*Available data*
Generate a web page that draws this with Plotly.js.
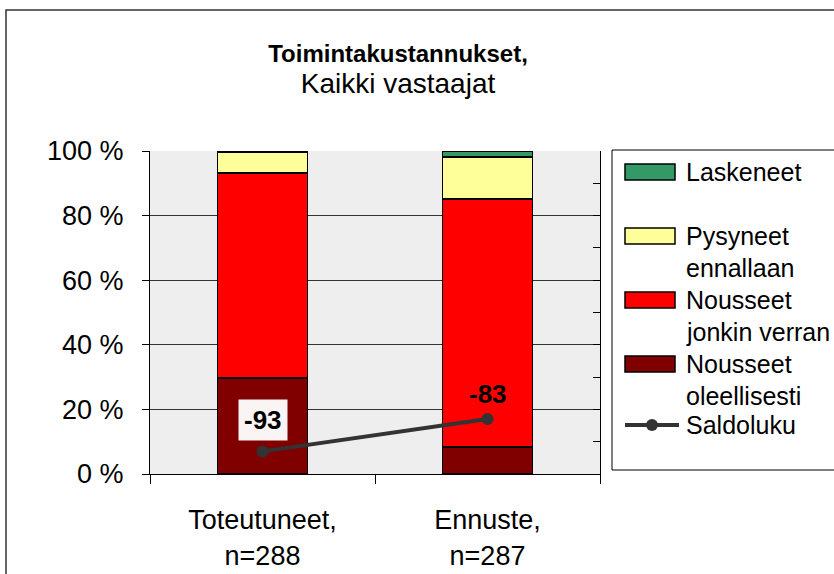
<!DOCTYPE html>
<html>
<head>
<meta charset="utf-8">
<script src="https://cdn.plot.ly/plotly-3.0.1.min.js"></script>
<style>
  html, body { margin: 0; padding: 0; background: #ffffff; }
  #chart { width: 834px; height: 574px; }
</style>
</head>
<body>
<div id="chart"></div>
<script>
// ---- data ----
const categories = ["Toteutuneet,<br>n=288", "Ennuste,<br>n=287"];
const nousseetOleellisesti = [29.7, 8.4];
const nousseetJonkinVerran = [63.5, 76.7];
const pysyneetEnnallaan = [6.3, 13.0];
const laskeneet = [0.5, 1.9];
const saldoluku = [-93, -83];
const seriesNames = ["Nousseet oleellisesti", "Nousseet jonkin verran", "Pysyneet ennallaan", "Laskeneet"];
const legendLines = [["Nousseet", "oleellisesti"], ["Nousseet", "jonkin verran"], ["Pysyneet", "ennallaan"], ["Laskeneet"]];
const saldoName = "Saldoluku";
const yTickVals = [0, 20, 40, 60, 80, 100];
const yTickText = ["0 %", "20 %", "40 %", "60 %", "80 %", "100 %"];

// ---- styles ----
const colors = ["#800000", "#FF0000", "#FFFF99", "#339966"];
const seriesValues = [nousseetOleellisesti, nousseetJonkinVerran, pysyneetEnnallaan, laskeneet];
const FONT = "Liberation Sans, Arial, sans-serif";
const LINE_COLOR = "#333333";

// plot area in pixels (for placing the hand-drawn legend box)
const PL = 150, PR = 600, PT = 151, PB = 474;
const PX = x => (x - PL) / (PR - PL);
const PY = y => (PB - y) / (PB - PT);

const traces = [];
seriesValues.forEach((vals, i) => {
  traces.push({
    type: "bar",
    name: seriesNames[i],
    x: categories,
    y: vals,
    marker: { color: colors[i], line: { color: "#000000", width: 1.5 } },
    hoverinfo: "skip",
    showlegend: false
  });
});
traces.push({
  type: "scatter",
  mode: "lines+markers",
  name: saldoName,
  x: categories,
  y: saldoluku,
  yaxis: "y2",
  line: { color: LINE_COLOR, width: 4 },
  marker: { color: LINE_COLOR, size: 12 },
  hoverinfo: "skip",
  showlegend: false
});

const annotations = [
  {
    x: categories[0], y: saldoluku[0], xref: "x", yref: "y2",
    text: "<b>" + saldoluku[0] + "</b>", showarrow: false, yshift: 31,
    font: { family: FONT, size: 26, color: "#000000" },
    bgcolor: "#fbf4f4", borderpad: 5
  },
  {
    x: categories[1], y: saldoluku[1], xref: "x", yref: "y2",
    text: "<b>" + saldoluku[1] + "</b>", showarrow: false, yshift: 25,
    font: { family: FONT, size: 26, color: "#000000" }
  }
];

const shapes = [
  // outer chart border
  {
    type: "rect", xref: "paper", yref: "paper",
    x0: PX(6), x1: 2, y0: -0.5, y1: PY(10),
    line: { color: LINE_COLOR, width: 1.5 }, fillcolor: "rgba(0,0,0,0)", layer: "above"
  },
  // legend box
  {
    type: "rect", xref: "paper", yref: "paper",
    x0: PX(612), x1: 2, y0: PY(470), y1: PY(150),
    line: { color: "#000000", width: 1 }, fillcolor: "#ffffff", layer: "above"
  }
];

// legend entries (top to bottom: reversed stacking order, then the line)
const LEG_ROW = 32;
const LEG_FONT = 25;
const legendStart = [172, 236, 300, 364];
const legendOrder = [3, 2, 1, 0];
legendOrder.forEach((si, k) => {
  const yc = legendStart[k];
  shapes.push({
    type: "rect", xref: "paper", yref: "paper",
    x0: PX(625), x1: PX(675), y0: PY(yc + 8), y1: PY(yc - 8),
    line: { color: "#000000", width: 1.5 }, fillcolor: colors[si], layer: "above"
  });
  legendLines[si].forEach((t, li) => {
    annotations.push({
      xref: "paper", yref: "paper", x: PX(684), y: PY(yc + li * LEG_ROW),
      xanchor: "left", yanchor: "middle", text: t, showarrow: false,
      font: { family: FONT, size: LEG_FONT, color: "#000000" }
    });
  });
});
const saldoY = 425;
shapes.push({
  type: "line", xref: "paper", yref: "paper",
  x0: PX(625), x1: PX(679), y0: PY(saldoY), y1: PY(saldoY),
  line: { color: LINE_COLOR, width: 4 }, layer: "above"
});
shapes.push({
  type: "circle", xref: "paper", yref: "paper",
  x0: PX(646), x1: PX(658), y0: PY(saldoY + 6), y1: PY(saldoY - 6),
  line: { color: LINE_COLOR, width: 0 }, fillcolor: LINE_COLOR, layer: "above"
});
annotations.push({
  xref: "paper", yref: "paper", x: PX(684), y: PY(saldoY),
  xanchor: "left", yanchor: "middle", text: saldoName, showarrow: false,
  font: { family: FONT, size: LEG_FONT, color: "#000000" }
});

const layout = {
  width: 834,
  height: 574,
  margin: { l: PL, r: 834 - PR, t: PT, b: 574 - PB },
  paper_bgcolor: "#ffffff",
  plot_bgcolor: "#eeeeee",
  font: { family: FONT, size: 27, color: "#000000" },
  barmode: "stack",
  bargap: 0.6,
  showlegend: false,
  title: {
    text: "<b>Toimintakustannukset,</b><br><span style=\"font-size:28px\">Kaikki vastaajat</span>",
    font: { family: FONT, size: 24, color: "#000000" },
    x: 398 / 834, xanchor: "center", xref: "container",
    y: 1 - 62 / 574, yanchor: "top", yref: "container"
  },
  xaxis: {
    type: "category",
    range: [-0.5, 1.5],
    tickson: "boundaries",
    ticks: "outside",
    ticklen: 9,
    tickcolor: "#000000",
    showline: true,
    linecolor: "#000000",
    linewidth: 1,
    showgrid: false,
    ticklabelstandoff: 22,
    tickfont: { family: FONT, size: 27 },
    fixedrange: true
  },
  yaxis: {
    range: [0, 100],
    tickvals: yTickVals,
    ticktext: yTickText,
    ticks: "outside",
    ticklen: 7,
    tickcolor: "#000000",
    showline: true,
    linecolor: "#000000",
    showgrid: true,
    gridcolor: "#333333",
    gridwidth: 1,
    zeroline: false,
    ticklabelstandoff: 13,
    tickfont: { family: FONT, size: 27 },
    fixedrange: true
  },
  yaxis2: {
    overlaying: "y",
    side: "right",
    range: [-100, 0],
    dtick: 10,
    ticks: "inside",
    ticklen: 7,
    tickcolor: "#000000",
    showticklabels: false,
    showline: true,
    linecolor: "#000000",
    showgrid: false,
    zeroline: false,
    fixedrange: true
  },
  annotations: annotations,
  shapes: shapes
};

Plotly.newPlot("chart", traces, layout, { displayModeBar: false, staticPlot: true });
</script>
</body>
</html>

*Set exercise*
Restate the whole listing above exactly, except for its images.

*Task output*
Generate a web page that draws this with Plotly.js.
<!DOCTYPE html>
<html>
<head>
<meta charset="utf-8">
<script src="https://cdn.plot.ly/plotly-3.0.1.min.js"></script>
<style>
  html, body { margin: 0; padding: 0; background: #ffffff; }
  #chart { width: 834px; height: 574px; }
</style>
</head>
<body>
<div id="chart"></div>
<script>
// ---- data ----
const categories = ["Toteutuneet,<br>n=288", "Ennuste,<br>n=287"];
const nousseetOleellisesti = [29.7, 8.4];
const nousseetJonkinVerran = [63.5, 76.7];
const pysyneetEnnallaan = [6.3, 13.0];
const laskeneet = [0.5, 1.9];
const saldoluku = [-93, -83];
const seriesNames = ["Nousseet oleellisesti", "Nousseet jonkin verran", "Pysyneet ennallaan", "Laskeneet"];
const legendLines = [["Nousseet", "oleellisesti"], ["Nousseet", "jonkin verran"], ["Pysyneet", "ennallaan"], ["Laskeneet"]];
const saldoName = "Saldoluku";
const yTickVals = [0, 20, 40, 60, 80, 100];
const yTickText = ["0 %", "20 %", "40 %", "60 %", "80 %", "100 %"];

// ---- styles ----
const colors = ["#800000", "#FF0000", "#FFFF99", "#339966"];
const seriesValues = [nousseetOleellisesti, nousseetJonkinVerran, pysyneetEnnallaan, laskeneet];
const FONT = "Liberation Sans, Arial, sans-serif";
const LINE_COLOR = "#333333";

// plot area in pixels (for placing the hand-drawn legend box)
const PL = 150, PR = 600, PT = 151, PB = 474;
const PX = x => (x - PL) / (PR - PL);
const PY = y => (PB - y) / (PB - PT);

const traces = [];
seriesValues.forEach((vals, i) => {
  traces.push({
    type: "bar",
    name: seriesNames[i],
    x: categories,
    y: vals,
    marker: { color: colors[i], line: { color: "#000000", width: 1.5 } },
    hoverinfo: "skip",
    showlegend: false
  });
});
traces.push({
  type: "scatter",
  mode: "lines+markers",
  name: saldoName,
  x: categories,
  y: saldoluku,
  yaxis: "y2",
  line: { color: LINE_COLOR, width: 4 },
  marker: { color: LINE_COLOR, size: 12 },
  hoverinfo: "skip",
  showlegend: false
});

const annotations = [
  {
    x: categories[0], y: saldoluku[0], xref: "x", yref: "y2",
    text: "<b>" + saldoluku[0] + "</b>", showarrow: false, yshift: 31,
    font: { family: FONT, size: 26, color: "#000000" },
    bgcolor: "#fbf4f4", borderpad: 5
  },
  {
    x: categories[1], y: saldoluku[1], xref: "x", yref: "y2",
    text: "<b>" + saldoluku[1] + "</b>", showarrow: false, yshift: 25,
    font: { family: FONT, size: 26, color: "#000000" }
  }
];

const shapes = [
  // outer chart border
  {
    type: "rect", xref: "paper", yref: "paper",
    x0: PX(6), x1: 2, y0: -0.5, y1: PY(10),
    line: { color: LINE_COLOR, width: 1.5 }, fillcolor: "rgba(0,0,0,0)", layer: "above"
  },
  // legend box
  {
    type: "rect", xref: "paper", yref: "paper",
    x0: PX(612), x1: 2, y0: PY(470), y1: PY(150),
    line: { color: "#000000", width: 1 }, fillcolor: "#ffffff", layer: "above"
  }
];

// legend entries (top to bottom: reversed stacking order, then the line)
const LEG_ROW = 32;
const LEG_FONT = 25;
const legendStart = [172, 236, 300, 364];
const legendOrder = [3, 2, 1, 0];
legendOrder.forEach((si, k) => {
  const yc = legendStart[k];
  shapes.push({
    type: "rect", xref: "paper", yref: "paper",
    x0: PX(625), x1: PX(675), y0: PY(yc + 8), y1: PY(yc - 8),
    line: { color: "#000000", width: 1.5 }, fillcolor: colors[si], layer: "above"
  });
  legendLines[si].forEach((t, li) => {
    annotations.push({
      xref: "paper", yref: "paper", x: PX(684), y: PY(yc + li * LEG_ROW),
      xanchor: "left", yanchor: "middle", text: t, showarrow: false,
      font: { family: FONT, size: LEG_FONT, color: "#000000" }
    });
  });
});
const saldoY = 425;
shapes.push({
  type: "line", xref: "paper", yref: "paper",
  x0: PX(625), x1: PX(679), y0: PY(saldoY), y1: PY(saldoY),
  line: { color: LINE_COLOR, width: 4 }, layer: "above"
});
shapes.push({
  type: "circle", xref: "paper", yref: "paper",
  x0: PX(646), x1: PX(658), y0: PY(saldoY + 6), y1: PY(saldoY - 6),
  line: { color: LINE_COLOR, width: 0 }, fillcolor: LINE_COLOR, layer: "above"
});
annotations.push({
  xref: "paper", yref: "paper", x: PX(684), y: PY(saldoY),
  xanchor: "left", yanchor: "middle", text: saldoName, showarrow: false,
  font: { family: FONT, size: LEG_FONT, color: "#000000" }
});

const layout = {
  width: 834,
  height: 574,
  margin: { l: PL, r: 834 - PR, t: PT, b: 574 - PB },
  paper_bgcolor: "#ffffff",
  plot_bgcolor: "#eeeeee",
  font: { family: FONT, size: 27, color: "#000000" },
  barmode: "stack",
  bargap: 0.6,
  showlegend: false,
  title: {
    text: "<b>Toimintakustannukset,</b><br><span style=\"font-size:28px\">Kaikki vastaajat</span>",
    font: { family: FONT, size: 24, color: "#000000" },
    x: 398 / 834, xanchor: "center", xref: "container",
    y: 1 - 62 / 574, yanchor: "top", yref: "container"
  },
  xaxis: {
    type: "category",
    range: [-0.5, 1.5],
    tickson: "boundaries",
    ticks: "outside",
    ticklen: 9,
    tickcolor: "#000000",
    showline: true,
    linecolor: "#000000",
    linewidth: 1,
    showgrid: false,
    ticklabelstandoff: 22,
    tickfont: { family: FONT, size: 27 },
    fixedrange: true
  },
  yaxis: {
    range: [0, 100],
    tickvals: yTickVals,
    ticktext: yTickText,
    ticks: "outside",
    ticklen: 7,
    tickcolor: "#000000",
    showline: true,
    linecolor: "#000000",
    showgrid: true,
    gridcolor: "#333333",
    gridwidth: 1,
    zeroline: false,
    ticklabelstandoff: 13,
    tickfont: { family: FONT, size: 27 },
    fixedrange: true
  },
  yaxis2: {
    overlaying: "y",
    side: "right",
    range: [-100, 0],
    dtick: 10,
    ticks: "inside",
    ticklen: 7,
    tickcolor: "#000000",
    showticklabels: false,
    showline: true,
    linecolor: "#000000",
    showgrid: false,
    zeroline: false,
    fixedrange: true
  },
  annotations: annotations,
  shapes: shapes
};

Plotly.newPlot("chart", traces, layout, { displayModeBar: false, staticPlot: true });
</script>
</body>
</html>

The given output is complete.